Se non la condividessi non avrei lavorato a questo testo. C’è un fenomeno che riguarda tutto l’Occidente ed è proprio quello di uno schiacciamento del ceto medio nel mercato globale. Uno scaricarsi dei costi da parte dei grandi soggetti nei confronti di quel pezzo di società. E una delle prime conseguenze dell’impoverimento e della proletarizzazione del ceto medio è nelle difficoltà della stessa vita democratica. È quel processo che crea l’humus favorevole ai populismi, alla risposta rabbiosa. Ecco perché tutelare il ceto medio significa tutelare anche la tenuta sociale e democratica. Crede che abbia risposto in modo esauriente alla sua domanda?

Perché lo chiede?

Perché l’emergenza sociale e democratica spiega un’altra cosa: ossia la ragione per cui il ddl sull’equo compenso ha una valenza strategica generale. Non si tratta solo di tutelare dei professionisti, ma di attuare una politica per i ceti medi che è politica della democrazia.

All’inaugurazione dell’anno giudiziario del Cnf, Mascherin ha evocato un forte impegno civile, politico dell’avvocatura. Crede che alla crisi dei partiti si possa rimediare anche con la maggiore consapevolezza delle categorie professionali?

Non credo che i partiti possano essere sostituiti e non credo che le categorie possano avere ambizioni di rappresentanza generale, però una cosa è certa: l’idea che il mercato e la società avrebbero funzionato meglio smantellando i corpi intermedi si è rivelata infondata. E negli ultimi tempi si è diffusa una consapevolezza civile anche in un settore tradizionalmente poco propenso a rinnovarsi come quello degli ordini professionali. L’avvocatura ha compiuto passi avanti rispetto a precedenti chiusure corporative: non potrà svol- gere un funzione generale, ma sicuramente può alzare la testa e lo sguardo. Ed evitare così di contribuire a una dinamica di chiusura sociale.

L’avvocatura dice: il ddl sull’equo compenso va bene così, meglio evitare attività dispersive in Parlamento.

Il ddl è stato lungamente preparato, è un’elaborazione matura. Vedremo in che modo si interverrà per altre categorie. Ma per queste ultime la proposta va affinata, qui invece sono stati individuati i soggetti a cui destinare le norme, i meccanismi: è importante portare a casa il risultato. Anche perché si tratterebbe di un precedente che consentirebbe proprio di aprire la strada per le altre professioni.

Potrà esserci una corsia preferenziale in Parlamento, per l’equo compenso?

Credo proprio di sì: è una normativa abbastanza snella su cui c’è ampia condivisione. Anzi, voglio essere chiaro: sono favorevole a una corsia preferenziale per il ddl sull’equo compenso nelle prestazioni legali e rivolgo un appello alle forze politiche per un’ampia convergenza sul provvedimento.
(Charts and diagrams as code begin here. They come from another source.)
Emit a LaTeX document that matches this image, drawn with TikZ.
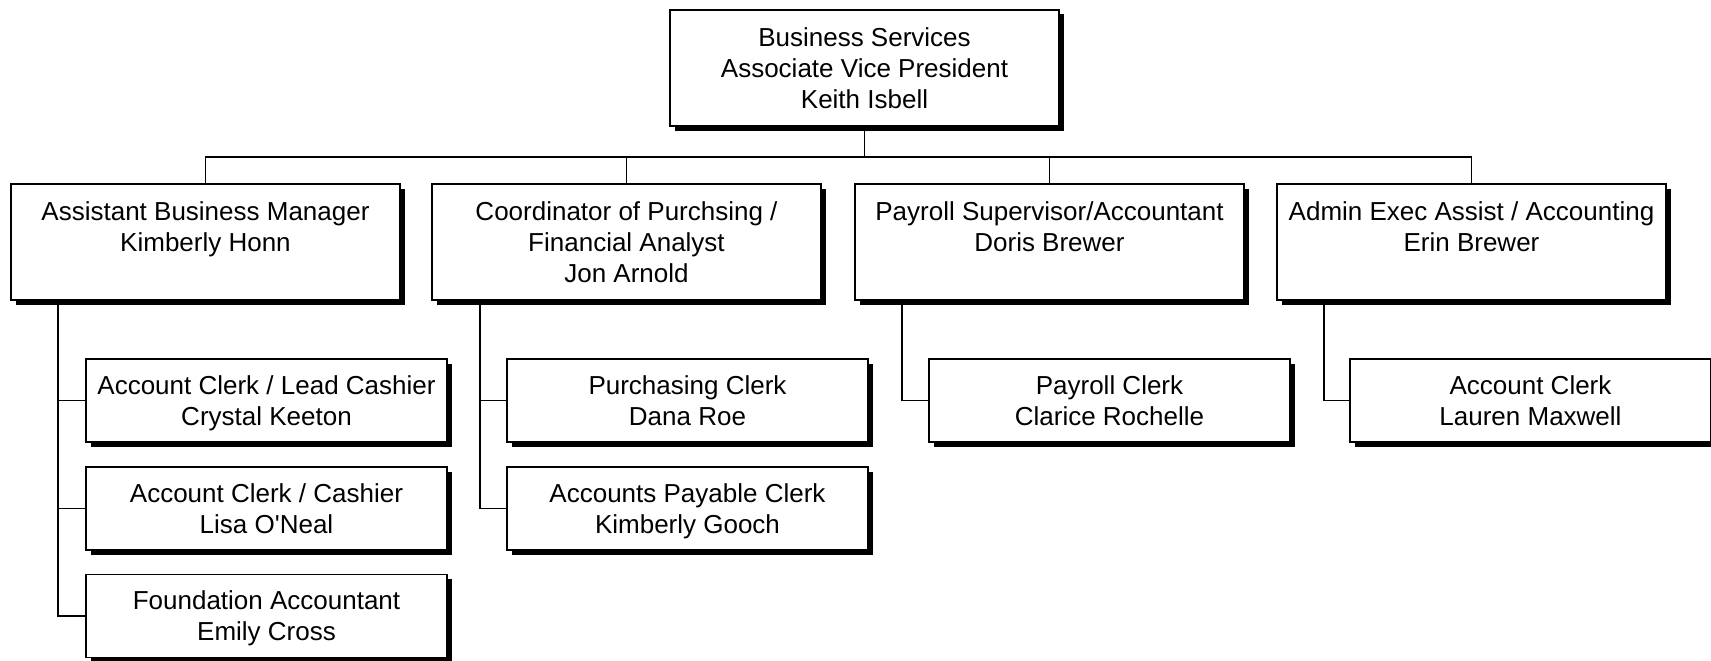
\documentclass[tikz,border=0pt]{standalone}
\usepackage{fontspec}
\setmainfont{Liberation Sans}
\usetikzlibrary{shadows}
\newcommand{\ls}{\rule[-6.3pt]{0pt}{31pt}}
\tikzset{
  x=1pt, y=-1pt,
  boxbase/.style={draw=black, fill=white, line width=1.9pt, rectangle, inner sep=0pt,
    align=center, font=\fontsize{26}{31}\selectfont,
    drop shadow={shadow xshift=4.5pt, shadow yshift=-4.5pt, fill=black, opacity=1}},
  bigbox/.style={boxbase, minimum width=389pt, minimum height=116pt},
  smallbox/.style={boxbase, minimum width=361pt, minimum height=83pt},
  conn/.style={line width=1.9pt, line cap=rect}
}
\begin{document}
\begin{tikzpicture}
\useasboundingbox (0,0) rectangle (1711,661);
% top
\node[bigbox] (top) at (864.5,68) {\ls Business Services\\\ls Associate Vice President\\\ls Keith Isbell};
% level 2
\node[bigbox] (b1) at (205.5,242) {\ls Assistant Business Manager\\\ls Kimberly Honn\\\ls~};
\node[bigbox] (b2) at (626.5,242) {\ls Coordinator of Purchsing /\\\ls Financial Analyst\\\ls Jon Arnold};
\node[bigbox] (b3) at (1049.5,242) {\ls Payroll Supervisor/Accountant\\\ls Doris Brewer\\\ls~};
\node[bigbox] (b4) at (1471.5,242) {\ls Admin Exec Assist / Accounting\\\ls Erin Brewer\\\ls~};
% children
\node[smallbox] (c1a) at (266.5,400.5) {\ls Account Clerk / Lead Cashier\\\ls Crystal Keeton};
\node[smallbox] (c1b) at (266.5,508.5) {\ls Account Clerk / Cashier\\\ls Lisa O\textquotesingle Neal};
\node[smallbox] (c1c) at (266.5,616) {\ls Foundation Accountant\\\ls Emily Cross};
\node[smallbox] (c2a) at (687.5,400.5) {\ls Purchasing Clerk\\\ls Dana Roe};
\node[smallbox] (c2b) at (687.5,508.5) {\ls Accounts Payable Clerk\\\ls Kimberly Gooch};
\node[smallbox] (c3a) at (1109.5,400.5) {\ls Payroll Clerk\\\ls Clarice Rochelle};
\node[smallbox] (c4a) at (1530.5,400.5) {\ls Account Clerk\\\ls Lauren Maxwell};
% bus coordinate
\coordinate (bus) at (864.5,157);
% connectors
\draw[conn] (top.south) -- (bus);
\draw[conn] (b1.north) |- (bus);
\draw[conn] (b2.north) |- (bus);
\draw[conn] (b3.north) |- (bus);
\draw[conn] (b4.north) |- (bus);
\draw[conn] ([xshift=-147.5pt]b1.south) |- (c1c.west);
\draw[conn] ([xshift=-147.5pt]b1.south) |- (c1a.west);
\draw[conn] ([xshift=-147.5pt]b1.south) |- (c1b.west);
\draw[conn] ([xshift=-146.5pt]b2.south) |- (c2b.west);
\draw[conn] ([xshift=-146.5pt]b2.south) |- (c2a.west);
\draw[conn] ([xshift=-147.5pt]b3.south) |- (c3a.west);
\draw[conn] ([xshift=-147.5pt]b4.south) |- (c4a.west);
\end{tikzpicture}
\end{document}
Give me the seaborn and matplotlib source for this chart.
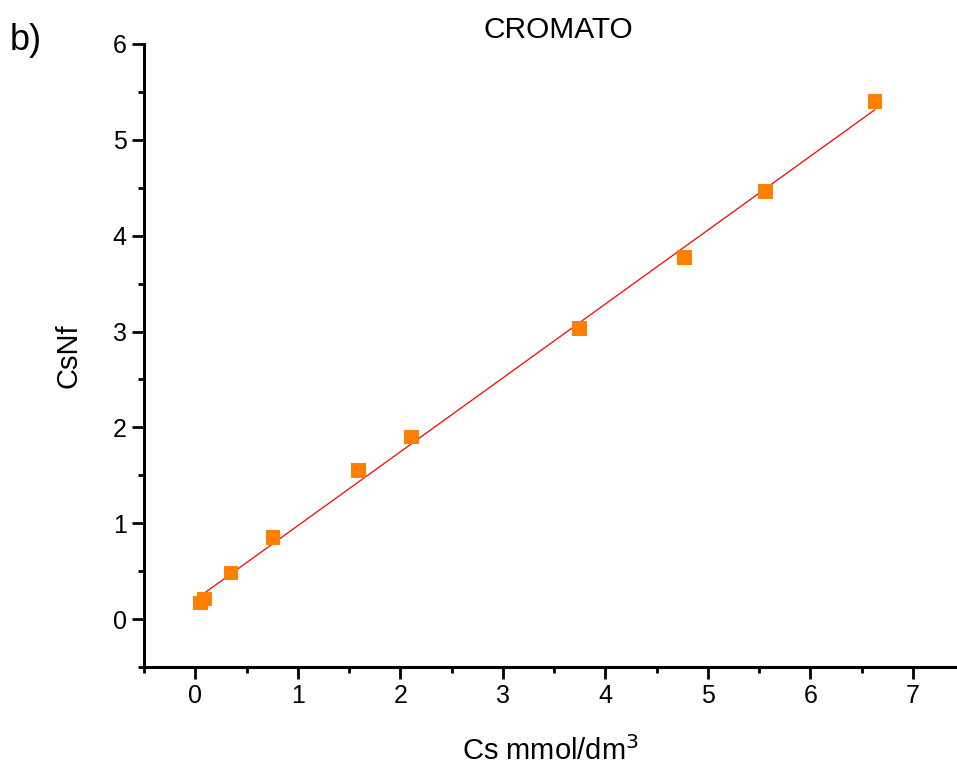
import numpy as np
import pandas as pd
import matplotlib
matplotlib.use("Agg")
import matplotlib.pyplot as plt
import seaborn as sns
from matplotlib.ticker import MultipleLocator

# data
cs = [0.05, 0.09, 0.35, 0.76, 1.59, 2.11, 3.75, 4.77, 5.56, 6.63]
csnf = [0.17, 0.21, 0.48, 0.85, 1.55, 1.90, 3.03, 3.77, 4.46, 5.40]

df = pd.DataFrame({"Cs": cs, "CsNf": csnf})

sns.set_style("ticks")
plt.rcParams["font.family"] = ["Liberation Sans", "DejaVu Sans"]
plt.rcParams["text.color"] = "black"
plt.rcParams["axes.labelcolor"] = "black"
plt.rcParams["xtick.color"] = "black"
plt.rcParams["ytick.color"] = "black"
plt.rcParams["axes.edgecolor"] = "black"

fig = plt.figure(figsize=(9.57, 7.65), dpi=100)
ax = fig.add_axes([0.1505, 0.128, 0.8495, 0.8145])

# linear fit line
slope, intercept = np.polyfit(df["Cs"], df["CsNf"], 1)
xfit = np.array([df["Cs"].min(), df["Cs"].max()])
ax.plot(xfit, slope * xfit + intercept, color="red", lw=0.9, zorder=2)

sns.scatterplot(x="Cs", y="CsNf", data=df, marker="s", s=110,
                color="#ff8000", edgecolor="none", ax=ax, zorder=3)

ax.set_xlim(-0.5, 7.43)
ax.set_ylim(-0.5, 6)
ax.xaxis.set_major_locator(MultipleLocator(1))
ax.xaxis.set_minor_locator(MultipleLocator(0.5))
ax.yaxis.set_major_locator(MultipleLocator(1))
ax.yaxis.set_minor_locator(MultipleLocator(0.5))
ax.tick_params(which="major", length=8.5, width=2, labelsize=18, direction="out", pad=4)
ax.tick_params(which="minor", length=4.5, width=2, direction="out")
for side in ["top", "right"]:
    ax.spines[side].set_visible(False)
for side in ["left", "bottom"]:
    ax.spines[side].set_linewidth(2.2)

ax.set_xlabel("Cs mmol/dm$^3$", fontsize=21, labelpad=20)
ax.set_ylabel("CsNf", fontsize=21, labelpad=22)
ax.set_title("CROMATO", fontsize=21.5, pad=4, x=0.51)
fig.text(0.01, 0.935, "b)", fontsize=26)

fig.savefig("out.png", dpi=100)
Banche e assicurazioni inarcheranno le sopracciglia, ma la maggioranza deve anche dare risposte ai professionisti in vista del giudizio elettorale: o no?

Una norma del genere può senz’altro essere parte della risposta, che va assolutamente data, alle difficoltà nei rapporti tra i partiti, maggioranza inclusa, e i ceti medi, in particolare le giovani generazioni.

Altro capitolo, i parametri forensi: è disponibile alla razionalizazione proposta dal Cnf?

Se c’è un’ipotesi condivisa non credo si possano incontrare difficoltà. Parliamo di un decreto ministeriale, non di passaggi in Parlamento.

E sulle modifiche alla disciplina del patrocinio a spese dello Stato?

Il confronto è aperto e siamo disponibili anche qui, consapevoli che si tratta di un tema molto delicato.

In questi suoi anni al ministero è stato utile il confronto col Cnf?

È stato un rapporto utile e importante. Ho voluto che non fosse esaustivo perché ho ritenuto necessario anche coltivare un confronto con l’associazionismo forense e non solo con la rappresentanza istituzionale. Ma quest’ultima è fondamentale sia per la qualità tecnica che è in grado di mettere in campo, sia per le risposte che i vertici del Cnf hanno cercato di dare in questi anni di fronte a una fase non semplice per l’avvocatura.

L’avvocatura italiana, il 14 settembre, si ruinirà a Roma con quelle degli altri “grandi” per il primo G7 dell’avvocatura sul tema del linguaggio d’odio nel web: è questa la risposta da opporre al fenomeno?

Ne sono convinto. Sarò presente al G7 dell’avvocatura e come ministro sono consapevole che un tema simile vada affrontato da soggetti non governativi. Se a farlo sono le istituzioni, ogni risposta finisce per suonare come una censura. Credo ci sia ampio spazio per un impegno delle rappresentanze professionali, sia riguardo alle fake news che alla propaganda d’odio, a maggior ragione a livello di G7. Anche perché ormai gran parte dei temi che siamo chiamati ad affrontare nel campo del diritto sono sovranazionali. Una rete fra le avvocature è un fatto assolutamente positivo proprio perché è sempre più limitata la possibilità di offrire a livello nazionale risposte ai problemi che riguardano i cittadini e la loro stessa sicurezza.